31/10/18

Bartleby, o Escrivão, e as cartas da existência – por Jénerson Alves


“Prefiro não fazer”. Esta é a frase mais representativa da personagem Bartleby, o Escrivão. Escrito por Herman Melville em 1853 – pouco tempo após a publicação de Moby Dick –, a obra conta a história de Bartleby, um simples auxiliar de escritório que foi contratado por um advogado. Tudo vai bem até quando o funcionário decide responder o chefe de forma inesperada: “I would prefer not to”. A repetição desta atitude levou Bartleby à completa imobilidade. Seu patrão, por sua vez, foi conduzido à loucura.

Ao término da narrativa, descobre-se que o protagonista anteriormente trabalhara nos Correios, mais especificamente no departamento das denominadas “Cartas Mortas”, ou seja, aquelas das quais os destinatários jamais foram encontrados. E isto conduz a uma inquietação: Quantas mensagens deixaram de ser lidas? Quantas declarações de amor não foram extraviadas? Quantas palavras que poderiam ter salvado vidas?

Publicada no século XIX, a obra é motivo de debates e análises, principalmente no meio acadêmico, até os dias de hoje. Alguns especialistas afirmam que, de certa forma, o livro aponta para o existencialismo. Segundo esta corrente filosófica, a existência tem prioridade sobre a essência humana, de modo que não é possível racionalizar e identificar um propósito em todas as esferas da vida.

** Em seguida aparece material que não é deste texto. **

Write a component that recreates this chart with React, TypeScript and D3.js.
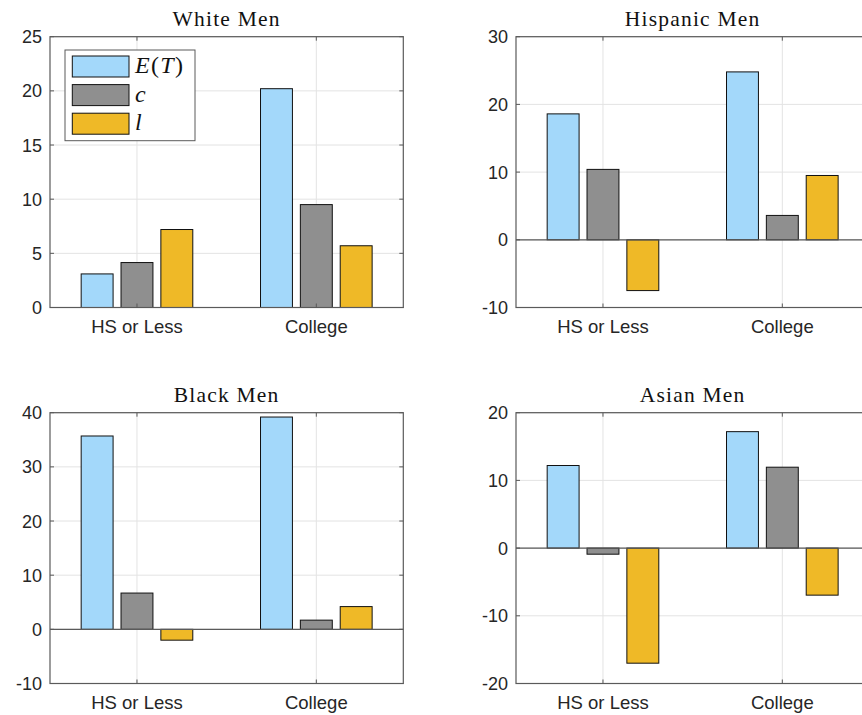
import React from "react";
import * as d3 from "d3";

// Category labels and series names
const categories = ["HS or Less", "College"];
const seriesKeys = ["ET", "c", "l"];
const seriesColors = ["#a3d8fa", "#8f8f8f", "#efb927"];

// Values per group: [E(T), c, l]
const whiteMen = [
  [3.1, 4.15, 7.2],
  [20.2, 9.5, 5.7],
];
const hispanicMen = [
  [18.6, 10.4, -7.5],
  [24.8, 3.6, 9.5],
];
const blackMen = [
  [35.7, 6.7, -2.0],
  [39.2, 1.7, 4.2],
];
const asianMen = [
  [12.2, -0.9, -17.0],
  [17.2, 11.95, -6.95],
];

// Y-axis ticks per panel
const whiteTicks = [0, 5, 10, 15, 20, 25];
const hispanicTicks = [-10, 0, 10, 20, 30];
const blackTicks = [-10, 0, 10, 20, 30, 40];
const asianTicks = [-20, -10, 0, 10, 20];

const panels = [
  { title: "White Men", data: whiteMen, ticks: whiteTicks, col: 0, row: 0, legend: true },
  { title: "Hispanic Men", data: hispanicMen, ticks: hispanicTicks, col: 1, row: 0, legend: false },
  { title: "Black Men", data: blackMen, ticks: blackTicks, col: 0, row: 1, legend: false },
  { title: "Asian Men", data: asianMen, ticks: asianTicks, col: 1, row: 1, legend: false },
];

const W = 862;
const H = 715;
const colLeft = [50, 516];
const rowTop = [36.7, 412.7];
const axW = 353.3;
const axH = 270.8;

const axisColor = "#5a5a5a";
const gridColor = "#e3e3e3";
const textColor = "#262626";
const sansFont = "'Liberation Sans', Arial, Helvetica, sans-serif";
const serifFont = "'Liberation Serif', 'Times New Roman', serif";

// Grouped-bar geometry (in x-data units)
const groupSpacing = 0.2222;
const barWidth = 0.178;

function Panel({ p }: { p: (typeof panels)[number] }) {
  const x0 = colLeft[p.col];
  const y0 = rowTop[p.row];
  const ext = d3.extent(p.ticks) as [number, number];
  const x = d3.scaleLinear().domain([0.515, 2.485]).range([x0, x0 + axW]);
  const y = d3.scaleLinear().domain(ext).range([y0 + axH, y0]);
  const tickLen = 4;

  return (
    <g>
      {/* horizontal grid */}
      {p.ticks.map((t) => (
        <line key={"gy" + t} x1={x0} x2={x0 + axW} y1={y(t)} y2={y(t)} stroke={gridColor} strokeWidth={1} />
      ))}
      {/* vertical grid */}
      {categories.map((c, i) => (
        <line key={"gx" + c} x1={x(i + 1)} x2={x(i + 1)} y1={y0} y2={y0 + axH} stroke={gridColor} strokeWidth={1} />
      ))}
      {/* bars */}
      {p.data.map((vals, gi) =>
        vals.map((v, si) => {
          const cx = x(gi + 1) + (si - 1) * groupSpacing * (x(1) - x(0));
          const bw = barWidth * (x(1) - x(0));
          const yTop = y(Math.max(0, v));
          const yBot = y(Math.min(0, v));
          return (
            <rect
              key={`b${gi}-${si}`}
              x={cx - bw / 2}
              y={yTop}
              width={bw}
              height={yBot - yTop}
              fill={seriesColors[si]}
              stroke="#111"
              strokeWidth={1}
            />
          );
        })
      )}
      {/* baseline */}
      <line x1={x0} x2={x0 + axW} y1={y(0)} y2={y(0)} stroke={axisColor} strokeWidth={1.2} />
      {/* box */}
      <rect x={x0} y={y0} width={axW} height={axH} fill="none" stroke={axisColor} strokeWidth={1.2} />
      {/* y ticks */}
      {p.ticks.map((t) => (
        <g key={"ty" + t}>
          <line x1={x0} x2={x0 + tickLen} y1={y(t)} y2={y(t)} stroke={axisColor} />
          <line x1={x0 + axW} x2={x0 + axW - tickLen} y1={y(t)} y2={y(t)} stroke={axisColor} />
          <text
            x={x0 - 8}
            y={y(t)}
            dy="0.36em"
            textAnchor="end"
            fontFamily={sansFont}
            fontSize={18}
            fill={textColor}
          >
            {t}
          </text>
        </g>
      ))}
      {/* x ticks */}
      {categories.map((c, i) => (
        <g key={"tx" + c}>
          <line x1={x(i + 1)} x2={x(i + 1)} y1={y0 + axH} y2={y0 + axH - tickLen} stroke={axisColor} />
          <line x1={x(i + 1)} x2={x(i + 1)} y1={y0} y2={y0 + tickLen} stroke={axisColor} />
          <text
            x={x(i + 1)}
            y={y0 + axH + 25.5}
            textAnchor="middle"
            fontFamily={sansFont}
            fontSize={18.5}
            fill={textColor}
          >
            {c}
          </text>
        </g>
      ))}
      {/* title */}
      <text
        x={x0 + axW / 2}
        y={y0 - 10.5}
        textAnchor="middle"
        fontFamily={serifFont}
        fontSize={21.5}
        letterSpacing={1.2}
        fill="#111"
      >
        {p.title}
      </text>
      {p.legend && <Legend x0={x0} y0={y0} />}
    </g>
  );
}

function Legend({ x0, y0 }: { x0: number; y0: number }) {
  const bx = x0 + 15;
  const by = y0 + 13.3;
  const bw = 130;
  const bh = 90.7;
  const rowStep = 28.6;
  const labels = [
    <>
      <tspan fontStyle="italic">E</tspan>
      <tspan>(</tspan>
      <tspan fontStyle="italic">T</tspan>
      <tspan>)</tspan>
    </>,
    <tspan fontStyle="italic">c</tspan>,
    <tspan fontStyle="italic">l</tspan>,
  ];
  return (
    <g>
      <rect x={bx} y={by} width={bw} height={bh} fill="#fff" stroke={axisColor} strokeWidth={1} />
      {seriesKeys.map((k, i) => (
        <g key={k}>
          <rect
            x={bx + 7.3}
            y={by + 6 + i * rowStep}
            width={56.7}
            height={21}
            fill={seriesColors[i]}
            stroke="#111"
            strokeWidth={1}
          />
          <text
            x={bx + 70}
            y={by + 6 + i * rowStep + 17}
            fontFamily={serifFont}
            fontSize={24}
            letterSpacing={1.3}
            fill="#111"
          >
            {labels[i]}
          </text>
        </g>
      ))}
    </g>
  );
}

export default function App() {
  return (
    <svg
      width={W}
      height={H}
      viewBox={`0 0 ${W} ${H}`}
      style={{ position: "absolute", left: 0, top: 0, background: "#fff" }}
    >
      <rect x={0} y={0} width={W} height={H} fill="#fff" />
      {panels.map((p) => (
        <Panel key={p.title} p={p} />
      ))}
    </svg>
  );
}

De certa forma, é possível afirmar que a personagem, após tanto tempo no setor de “Cartas Mortas”, tenha se ‘transformado’ existencialmente em uma. Ele próprio encarna um ente sem destinatário, um constante vir-a-ser, uma possibilidade que não se converte em realidade. E, com isso, representa a angústia existencial de um mundo sem sentido, no qual as pessoas simplesmente preferem “não fazer”, involucrando-se em um “não ser”.

Esta percepção faz lembrar de uma declaração de São Paulo Apóstolo escrita por volta do ano 56 d.C. para cidadãos gregos da cidade de Corinto que buscavam um estilo de vida diferente do contexto de promiscuidade e falta de sentido existencial que os circundava: “A vida de vocês é uma carta que que qualquer um pode ler simplesmente olhando para vocês. O próprio Cristo a escreveu – não com tinta, mas com o Espírito do Deus vivo. Essa carta não é inscrita na pedra, mas entalhada em vidas humanas – e nós a publicamos”.

Enquanto Bartleby representa as Cartas Mortas de um mundo em dissolução, Paulo nos ensina que somos Cartas Vivas, escritas com o propósito de difundir um sentido de vida neste mundo. Porém, passa por ambas cosmovisões a necessidade de decidir o que preferimos fazer ou não fazer. As nossas pequenas decisões constituem-se em elementos do nosso ser. E nossa maneira de proceder nos transformará em cartas – vivas ou mortas – que serão lidas perante a História do Universo.